*Directive*:
Starting at the first line of the listing below, repeat each line exactly until the line containing "0.4, 0.45, 0.5];", which you include. Leave out pictures.

start Supplied data

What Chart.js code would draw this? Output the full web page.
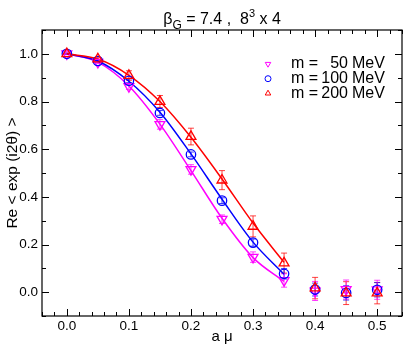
<!DOCTYPE html>
<html>
<head>
<meta charset="utf-8">
<script src="https://cdn.jsdelivr.net/npm/chart.js@4.4.0/dist/chart.umd.min.js"></script>
<style>
  html, body { margin: 0; padding: 0; background: #fff; }
  #wrap { width: 409px; height: 348px; position: relative; }
</style>
</head>
<body>
<div id="wrap"><canvas id="chartPhase"></canvas></div>
<script>
// a*mu values of the measured points
const aMu = [0, 0.05, 0.1, 0.15, 0.2, 0.25, 0.3, 0.35, 0.4, 0.45, 0.5];

// Re <exp(i2theta)> for each quark mass, with errors
const re50 = [1.0, 0.965, 0.863, 0.704, 0.515, 0.306, 0.147, 0.049, 0.005, 0.011, 0.010];
const err50 = [0.003, 0.006, 0.012, 0.02, 0.02, 0.018, 0.022, 0.028, 0.04, 0.04, 0.04];
const re100 = [1.0, 0.97, 0.887, 0.752, 0.578, 0.384, 0.208, 0.077, 0.011, -0.003, 0.010];
const err100 = [0.003, 0.005, 0.008, 0.01, 0.01, 0.012, 0.015, 0.022, 0.027, 0.03, 0.03];
const re200 = [1.0, 0.978, 0.909, 0.80, 0.653, 0.47, 0.276, 0.122, 0.017, -0.004, -0.004];
const err200 = [0.003, 0.008, 0.02, 0.025, 0.035, 0.04, 0.044, 0.042, 0.045, 0.048, 0.045];

// fit curves
const fitMu = [0, 0.05, 0.1, 0.15, 0.2, 0.25, 0.3, 0.35];
const fit50 = [1.0, 0.965, 0.865, 0.705, 0.51, 0.31, 0.145, 0.045];
const fit100 = [1.0, 0.97, 0.885, 0.755, 0.58, 0.39, 0.21, 0.075];
const fit200 = [1.0, 0.978, 0.91, 0.80, 0.65, 0.475, 0.29, 0.125];

const xTicks = [0, 0.1, 0.2, 0.3, 0.4, 0.5];
const yTicks = [0, 0.2, 0.4, 0.6, 0.8, 1.0];
const xMinor = 0.02;
const yMinor = 0.1;

const FONT = "'Liberation Sans', Arial, sans-serif";

// red drawn first so it ends on top
const series = [
  { mass: "200", color: "#ff0000", bar: "rgba(255,0,0,0.75)", style: "triangle", rot: 0, vals: re200, errs: err200, fit: fit200 },
  { mass: "100", color: "#0000ff", bar: "rgba(0,0,255,0.75)", style: "circle", rot: 0, vals: re100, errs: err100, fit: fit100 },
  { mass: "50", color: "#ff00ff", bar: "rgba(255,0,255,0.75)", style: "triangle", rot: 180, vals: re50, errs: err50, fit: fit50 },
];

const datasets = [];
series.forEach((s) => {
  datasets.push({
    label: "m = " + s.mass + " MeV",
    data: aMu.map((x, i) => ({ x, y: s.vals[i] })),
    pointStyle: s.style,
    rotation: s.rot,
    pointRadius: s.style === "circle" ? 4.7 : 5.7,
    borderColor: s.color,
    backgroundColor: "rgba(0,0,0,0)",
    borderWidth: 1.3,
    showLine: false,
  });
});
series.forEach((s) => {
  datasets.push({
    label: "fit " + s.mass,
    data: fitMu.map((x, i) => ({ x, y: s.fit[i] })),
    showLine: true,
    pointRadius: 0,
    borderColor: s.color,
    borderWidth: 1.5,
    cubicInterpolationMode: "monotone",
    fill: false,
  });
});

// error bars under the markers
const errorBars = {
  id: "errorBars",
  beforeDatasetsDraw(chart) {
    const { ctx, scales: { x, y } } = chart;
    ctx.save();
    ctx.lineWidth = 1;
    series.forEach((s) => {
      ctx.strokeStyle = s.bar;
      aMu.forEach((a, i) => {
        const px = x.getPixelForValue(a);
        const top = y.getPixelForValue(s.vals[i] + s.errs[i]);
        const bot = y.getPixelForValue(s.vals[i] - s.errs[i]);
        ctx.beginPath();
        ctx.moveTo(px, top); ctx.lineTo(px, bot);
        ctx.moveTo(px - 3, top); ctx.lineTo(px + 3, top);
        ctx.moveTo(px - 3, bot); ctx.lineTo(px + 3, bot);
        ctx.stroke();
      });
    });
    ctx.restore();
  },
};

// frame with inward ticks on all four sides, legend and title
const frame = {
  id: "frame",
  afterDraw(chart) {
    const { ctx, chartArea: a, scales: { x, y } } = chart;
    ctx.save();
    ctx.strokeStyle = "#000";
    ctx.lineWidth = 1.2;
    ctx.strokeRect(a.left, a.top, a.right - a.left, a.bottom - a.top);

    ctx.lineWidth = 1;
    ctx.beginPath();
    for (let v = -0.04; v <= 0.5401; v += xMinor) {
      const px = Math.round(x.getPixelForValue(v)) + 0.5;
      const major = xTicks.some((t) => Math.abs(t - v) < 1e-6);
      const len = major ? 7 : 4;
      ctx.moveTo(px, a.bottom); ctx.lineTo(px, a.bottom - len);
      ctx.moveTo(px, a.top); ctx.lineTo(px, a.top + len);
    }
    for (let v = -0.1; v <= 1.1001; v += yMinor) {
      const py = Math.round(y.getPixelForValue(v)) + 0.5;
      const major = yTicks.some((t) => Math.abs(t - v) < 1e-6);
      const len = major ? 7 : 4;
      ctx.moveTo(a.left, py); ctx.lineTo(a.left + len, py);
      ctx.moveTo(a.right, py); ctx.lineTo(a.right - len, py);
    }
    ctx.stroke();

    // legend
    const legendRows = [series[2], series[1], series[0]];
    legendRows.forEach((s, i) => {
      const ly = 64 + i * 14.7;
      ctx.strokeStyle = s.color;
      ctx.fillStyle = "rgba(0,0,0,0)";
      Chart.helpers.drawPoint(ctx, {
        pointStyle: s.style, rotation: s.rot,
        radius: s.style === "circle" ? 3 : 3.2, borderWidth: 1.5,
      }, 268, ly);
      ctx.fillStyle = "#000";
      ctx.font = "16px " + FONT;
      ctx.textBaseline = "middle";
      ctx.textAlign = "left";
      ctx.fillText("m =", 291, ly);
      ctx.textAlign = "right";
      ctx.fillText(s.mass, 348, ly);
      ctx.textAlign = "left";
      ctx.fillText("MeV", 352, ly);
    });

    // title: beta_G = 7.4 , 8^3 x 4
    const parts = [
      { t: "β", size: 16, dy: 0 },
      { t: "G", size: 12, dy: 5 },
      { t: " = 7.4 ,  8", size: 16, dy: 0 },
      { t: "3", size: 11, dy: -7 },
      { t: " x 4", size: 16, dy: 0 },
    ];
    let total = 0;
    parts.forEach((p) => { ctx.font = p.size + "px " + FONT; p.w = ctx.measureText(p.t).width; total += p.w; });
    let tx = (a.left + a.right) / 2 - total / 2;
    ctx.textAlign = "left";
    ctx.textBaseline = "alphabetic";
    parts.forEach((p) => {
      ctx.font = p.size + "px " + FONT;
      ctx.fillText(p.t, tx, 24 + p.dy);
      tx += p.w;
    });
    ctx.restore();
  },
};

new Chart(document.getElementById("chartPhase").getContext("2d"), {
  type: "scatter",
  data: { datasets },
  options: {
    responsive: true,
    maintainAspectRatio: false,
    animation: false,
    layout: { padding: { top: 30, right: 3, left: 0, bottom: 0 } },
    plugins: { legend: { display: false }, tooltip: { enabled: false } },
    scales: {
      x: {
        type: "linear",
        min: -0.04,
        max: 0.54,
        afterBuildTicks: (s) => { s.ticks = xTicks.map((v) => ({ value: v })); },
        afterFit: (s) => { s.height = 32; },
        grid: { display: false, drawTicks: false },
        border: { display: false },
        ticks: {
          color: "#000", padding: 2, maxRotation: 0,
          font: { size: 13.5, family: FONT },
          callback: (v) => v.toFixed(1),
        },
        title: {
          display: true, text: "a μ", color: "#000",
          font: { size: 15, family: FONT }, padding: { top: 0, bottom: 2 },
        },
      },
      y: {
        type: "linear",
        min: -0.1,
        max: 1.1,
        afterBuildTicks: (s) => { s.ticks = yTicks.map((v) => ({ value: v })); },
        afterFit: (s) => { s.width = 42; },
        grid: { display: false, drawTicks: false },
        border: { display: false },
        ticks: {
          color: "#000", padding: 4,
          font: { size: 13.5, family: FONT },
          callback: (v) => v.toFixed(1),
        },
        title: {
          display: true, text: "Re < exp (i2θ) >", color: "#000",
          font: { size: 15.5, family: FONT }, padding: { top: 3, bottom: 0 },
        },
      },
    },
  },
  plugins: [errorBars, frame],
});
</script>
</body>
</html>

end Supplied data

*Answer for the task*:
What Chart.js code would draw this? Output the full web page.
<!DOCTYPE html>
<html>
<head>
<meta charset="utf-8">
<script src="https://cdn.jsdelivr.net/npm/chart.js@4.4.0/dist/chart.umd.min.js"></script>
<style>
  html, body { margin: 0; padding: 0; background: #fff; }
  #wrap { width: 409px; height: 348px; position: relative; }
</style>
</head>
<body>
<div id="wrap"><canvas id="chartPhase"></canvas></div>
<script>
// a*mu values of the measured points
const aMu = [0, 0.05, 0.1, 0.15, 0.2, 0.25, 0.3, 0.35, 0.4, 0.45, 0.5];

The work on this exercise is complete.